── Data extract ──

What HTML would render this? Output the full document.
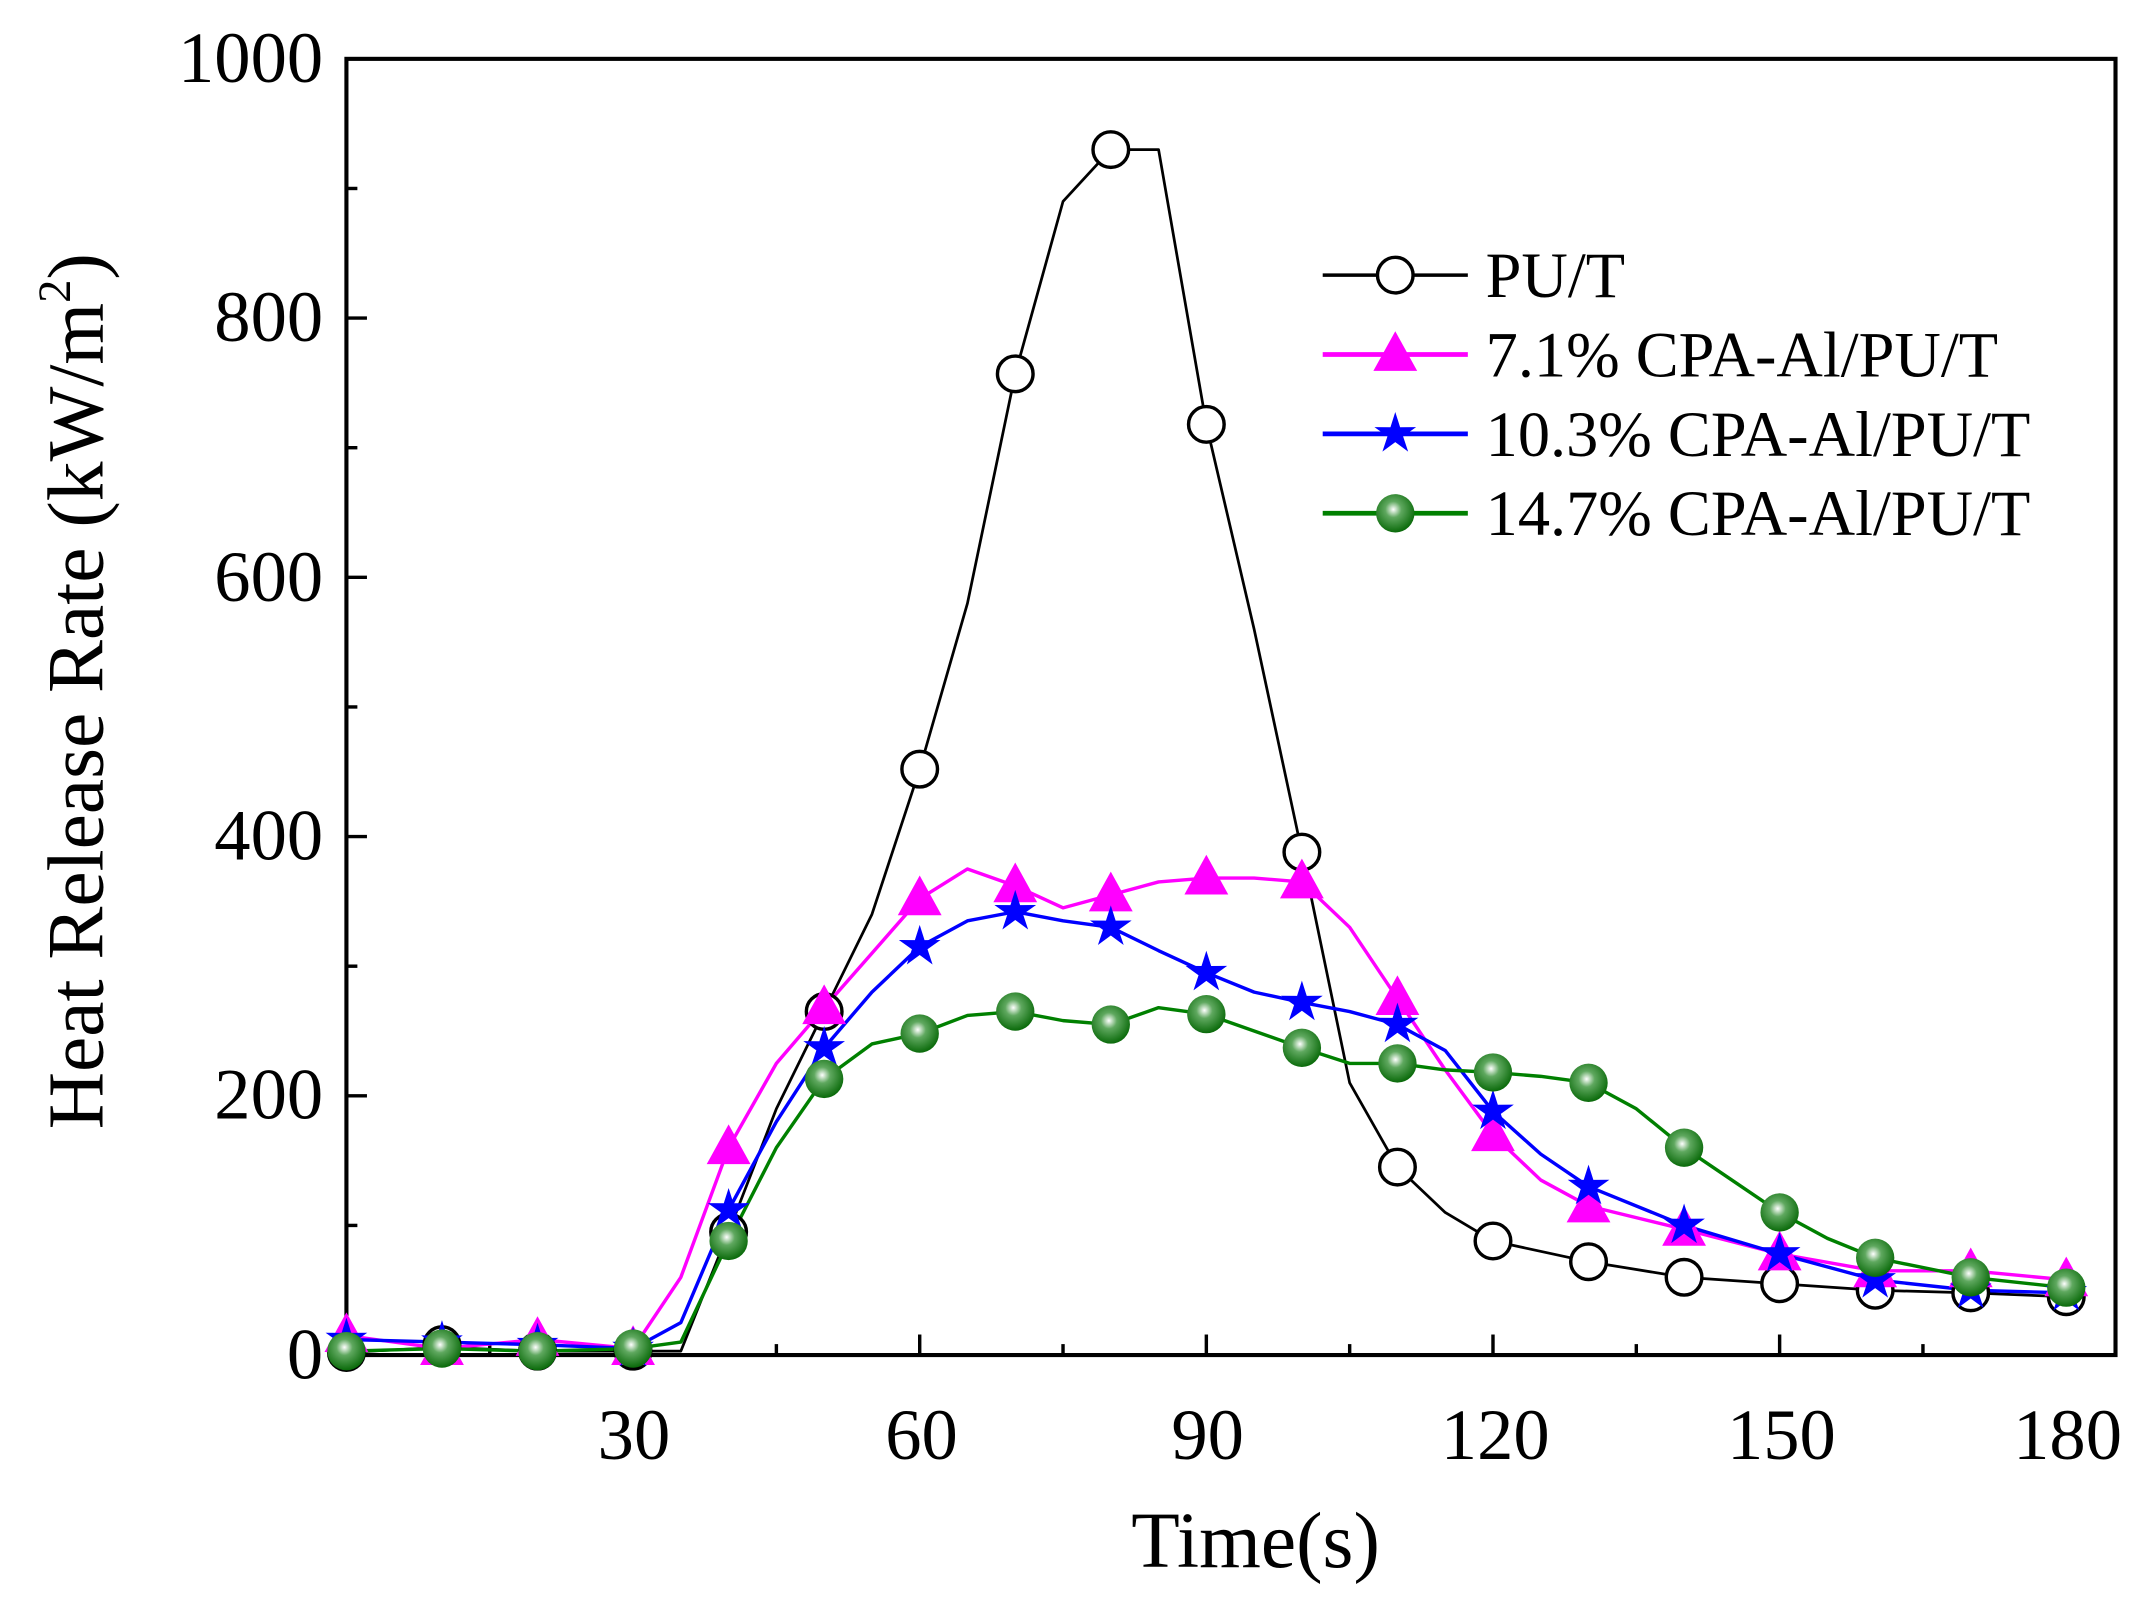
<!DOCTYPE html>
<html><head><meta charset="utf-8"><style>
html,body{margin:0;padding:0;background:#fff;}
svg{display:block;}
text{font-family:"Liberation Serif",serif;fill:#000;}
</style></head><body>
<svg id="s" width="2147" height="1611" viewBox="0 0 1568 1177" preserveAspectRatio="none" xmlns="http://www.w3.org/2000/svg">
<defs>
<radialGradient id="gb" cx="0.45" cy="0.4" r="0.6">
<stop offset="0" stop-color="#ffffff"/><stop offset="0.35" stop-color="#5fa85f"/><stop offset="1" stop-color="#0a6a0a"/>
</radialGradient>
</defs>
<rect x="253" y="43" width="1292" height="947" fill="none" stroke="#000" stroke-width="3"/>
<g id="ticks" stroke="#000" stroke-width="2.5"></g>
<g id="series"></g>
<g font-size="53" text-anchor="end">
<text x="236" y="1007">0</text><text x="236" y="817">200</text><text x="236" y="628">400</text>
<text x="236" y="439">600</text><text x="236" y="249">800</text><text x="236" y="60">1000</text>
</g>
<g font-size="53" text-anchor="middle">
<text x="463" y="1066">30</text><text x="673" y="1066">60</text><text x="882" y="1066">90</text>
<text x="1092" y="1066">120</text><text x="1301" y="1066">150</text><text x="1510" y="1066">180</text>
</g>
<text x="917" y="1145" font-size="58" text-anchor="middle">Time(s)</text>
<text transform="translate(75,505) rotate(-90)" font-size="58" text-anchor="middle">Heat Release Rate (kW/m<tspan font-size="34" dy="-24">2</tspan><tspan dy="24">)</tspan></text>
<g font-size="47">
<text x="1085" y="217">PU/T</text>
<text x="1085" y="275">7.1% CPA-Al/PU/T</text>
<text x="1085" y="333">10.3% CPA-Al/PU/T</text>
<text x="1085" y="391">14.7% CPA-Al/PU/T</text>
</g>
<g id="legend"></g>
</svg>
<script>
var NS="http://www.w3.org/2000/svg";
function X(t){return 253+6.978*t;} function Y(v){return 990-0.947*v;}
function el(p,n,a){var e=document.createElementNS(NS,n);for(var k in a)e.setAttribute(k,a[k]);p.appendChild(e);return e;}
var tk=document.getElementById('ticks');
for(var t=15;t<180;t+=15){el(tk,'line',{x1:X(t),x2:X(t),y1:990,y2:(t%30==0?975:982)});}
for(var v=100;v<1000;v+=100){el(tk,'line',{x1:253,x2:(v%200==0?268:261),y1:Y(v),y2:Y(v)});}
var S=[
{c:'#000',m:'o',w:2,line:[[0,2],[10,6],[20,3],[30,3],[35,3],[40,95],[45,190],[50,265],[55,340],[60,452],[65,580],[70,757],[75,890],[80,930],[85,930],[90,718],[95,560],[100,388],[105,210],[110,145],[115,110],[120,88],[130,72],[140,60],[150,55],[160,50],[170,48],[180,45]],
 pts:[[0,2],[10,8],[20,3],[30,3],[40,95],[50,265],[60,452],[70,757],[80,930],[90,718],[100,388],[110,145],[120,88],[130,72],[140,60],[150,55],[160,50],[170,48],[180,45]]},
{c:'#ff00ff',m:'t',w:2.5,line:[[0,15],[10,5],[20,12],[30,5],[35,60],[40,160],[45,225],[50,268],[55,310],[60,352],[65,375],[70,362],[75,345],[80,355],[85,365],[90,368],[95,368],[100,365],[105,330],[110,275],[115,220],[120,170],[125,135],[130,115],[140,97],[150,78],[160,65],[170,65],[180,58]]},
{c:'#0000ff',m:'s',w:2.5,line:[[0,12],[10,10],[20,8],[30,5],[35,25],[40,112],[45,180],[50,237],[55,280],[60,315],[65,335],[70,342],[75,335],[80,330],[85,312],[90,295],[95,280],[100,272],[105,265],[110,255],[115,235],[120,188],[125,155],[130,130],[140,100],[150,78],[160,58],[170,50],[180,48]]},
{c:'#008000',m:'g',w:2.5,line:[[0,3],[10,5],[20,3],[30,5],[35,10],[40,88],[45,160],[50,213],[55,240],[60,248],[65,262],[70,265],[75,258],[80,255],[85,268],[90,263],[95,250],[100,237],[105,225],[110,225],[115,220],[120,218],[125,215],[130,210],[135,190],[140,160],[145,135],[150,110],[155,90],[160,75],[170,60],[180,52]]}
];
var sg=document.getElementById('series');
function marker(p,m,x,y){
 if(m=='o')el(p,'circle',{cx:x,cy:y,r:13,fill:'#fff',stroke:'#000','stroke-width':2.5});
 else if(m=='t')el(p,'polygon',{points:(x)+','+(y-17)+' '+(x-16)+','+(y+12)+' '+(x+16)+','+(y+12),fill:'#ff00ff'});
 else if(m=='s'){var s='';for(var i=0;i<10;i++){var r=i%2?6:16,a=-Math.PI/2+i*Math.PI/5;s+=(x+r*Math.cos(a))+','+(y+r*Math.sin(a))+' ';}el(p,'polygon',{points:s,fill:'#0000ff'});}
 else el(p,'circle',{cx:x,cy:y,r:14,fill:'url(#gb)'});
}
S.forEach(function(s){
 el(sg,'polyline',{points:s.line.map(function(p){return X(p[0])+','+Y(p[1]);}).join(' '),fill:'none',stroke:s.c,'stroke-width':s.w,'stroke-linejoin':'round'});
});
S.forEach(function(s){
 var pts=s.pts||s.line.filter(function(p){return p[0]%10==0;});
 pts.forEach(function(p){marker(sg,s.m,X(p[0]),Y(p[1]));});
});
var lg=document.getElementById('legend');
[201,259,317,375].forEach(function(y,i){
 el(lg,'line',{x1:966,x2:1072,y1:y,y2:y,stroke:S[i].c,'stroke-width':i==0?2.5:3.5});
 marker(lg,S[i].m,1019,y);
});
</script>
</body></html>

───

* _Exercise_:
The material above must be printed exactly, with its pictures left out.

* _Result for this exercise_:
What HTML would render this? Output the full document.
<!DOCTYPE html>
<html><head><meta charset="utf-8"><style>
html,body{margin:0;padding:0;background:#fff;}
svg{display:block;}
text{font-family:"Liberation Serif",serif;fill:#000;}
</style></head><body>
<svg id="s" width="2147" height="1611" viewBox="0 0 1568 1177" preserveAspectRatio="none" xmlns="http://www.w3.org/2000/svg">
<defs>
<radialGradient id="gb" cx="0.45" cy="0.4" r="0.6">
<stop offset="0" stop-color="#ffffff"/><stop offset="0.35" stop-color="#5fa85f"/><stop offset="1" stop-color="#0a6a0a"/>
</radialGradient>
</defs>
<rect x="253" y="43" width="1292" height="947" fill="none" stroke="#000" stroke-width="3"/>
<g id="ticks" stroke="#000" stroke-width="2.5"></g>
<g id="series"></g>
<g font-size="53" text-anchor="end">
<text x="236" y="1007">0</text><text x="236" y="817">200</text><text x="236" y="628">400</text>
<text x="236" y="439">600</text><text x="236" y="249">800</text><text x="236" y="60">1000</text>
</g>
<g font-size="53" text-anchor="middle">
<text x="463" y="1066">30</text><text x="673" y="1066">60</text><text x="882" y="1066">90</text>
<text x="1092" y="1066">120</text><text x="1301" y="1066">150</text><text x="1510" y="1066">180</text>
</g>
<text x="917" y="1145" font-size="58" text-anchor="middle">Time(s)</text>
<text transform="translate(75,505) rotate(-90)" font-size="58" text-anchor="middle">Heat Release Rate (kW/m<tspan font-size="34" dy="-24">2</tspan><tspan dy="24">)</tspan></text>
<g font-size="47">
<text x="1085" y="217">PU/T</text>
<text x="1085" y="275">7.1% CPA-Al/PU/T</text>
<text x="1085" y="333">10.3% CPA-Al/PU/T</text>
<text x="1085" y="391">14.7% CPA-Al/PU/T</text>
</g>
<g id="legend"></g>
</svg>
<script>
var NS="http://www.w3.org/2000/svg";
function X(t){return 253+6.978*t;} function Y(v){return 990-0.947*v;}
function el(p,n,a){var e=document.createElementNS(NS,n);for(var k in a)e.setAttribute(k,a[k]);p.appendChild(e);return e;}
var tk=document.getElementById('ticks');
for(var t=15;t<180;t+=15){el(tk,'line',{x1:X(t),x2:X(t),y1:990,y2:(t%30==0?975:982)});}
for(var v=100;v<1000;v+=100){el(tk,'line',{x1:253,x2:(v%200==0?268:261),y1:Y(v),y2:Y(v)});}
var S=[
{c:'#000',m:'o',w:2,line:[[0,2],[10,6],[20,3],[30,3],[35,3],[40,95],[45,190],[50,265],[55,340],[60,452],[65,580],[70,757],[75,890],[80,930],[85,930],[90,718],[95,560],[100,388],[105,210],[110,145],[115,110],[120,88],[130,72],[140,60],[150,55],[160,50],[170,48],[180,45]],
 pts:[[0,2],[10,8],[20,3],[30,3],[40,95],[50,265],[60,452],[70,757],[80,930],[90,718],[100,388],[110,145],[120,88],[130,72],[140,60],[150,55],[160,50],[170,48],[180,45]]},
{c:'#ff00ff',m:'t',w:2.5,line:[[0,15],[10,5],[20,12],[30,5],[35,60],[40,160],[45,225],[50,268],[55,310],[60,352],[65,375],[70,362],[75,345],[80,355],[85,365],[90,368],[95,368],[100,365],[105,330],[110,275],[115,220],[120,170],[125,135],[130,115],[140,97],[150,78],[160,65],[170,65],[180,58]]},
{c:'#0000ff',m:'s',w:2.5,line:[[0,12],[10,10],[20,8],[30,5],[35,25],[40,112],[45,180],[50,237],[55,280],[60,315],[65,335],[70,342],[75,335],[80,330],[85,312],[90,295],[95,280],[100,272],[105,265],[110,255],[115,235],[120,188],[125,155],[130,130],[140,100],[150,78],[160,58],[170,50],[180,48]]},
{c:'#008000',m:'g',w:2.5,line:[[0,3],[10,5],[20,3],[30,5],[35,10],[40,88],[45,160],[50,213],[55,240],[60,248],[65,262],[70,265],[75,258],[80,255],[85,268],[90,263],[95,250],[100,237],[105,225],[110,225],[115,220],[120,218],[125,215],[130,210],[135,190],[140,160],[145,135],[150,110],[155,90],[160,75],[170,60],[180,52]]}
];
var sg=document.getElementById('series');
function marker(p,m,x,y){
 if(m=='o')el(p,'circle',{cx:x,cy:y,r:13,fill:'#fff',stroke:'#000','stroke-width':2.5});
 else if(m=='t')el(p,'polygon',{points:(x)+','+(y-17)+' '+(x-16)+','+(y+12)+' '+(x+16)+','+(y+12),fill:'#ff00ff'});
 else if(m=='s'){var s='';for(var i=0;i<10;i++){var r=i%2?6:16,a=-Math.PI/2+i*Math.PI/5;s+=(x+r*Math.cos(a))+','+(y+r*Math.sin(a))+' ';}el(p,'polygon',{points:s,fill:'#0000ff'});}
 else el(p,'circle',{cx:x,cy:y,r:14,fill:'url(#gb)'});
}
S.forEach(function(s){
 el(sg,'polyline',{points:s.line.map(function(p){return X(p[0])+','+Y(p[1]);}).join(' '),fill:'none',stroke:s.c,'stroke-width':s.w,'stroke-linejoin':'round'});
});
S.forEach(function(s){
 var pts=s.pts||s.line.filter(function(p){return p[0]%10==0;});
 pts.forEach(function(p){marker(sg,s.m,X(p[0]),Y(p[1]));});
});
var lg=document.getElementById('legend');
[201,259,317,375].forEach(function(y,i){
 el(lg,'line',{x1:966,x2:1072,y1:y,y2:y,stroke:S[i].c,'stroke-width':i==0?2.5:3.5});
 marker(lg,S[i].m,1019,y);
});
</script>
</body></html>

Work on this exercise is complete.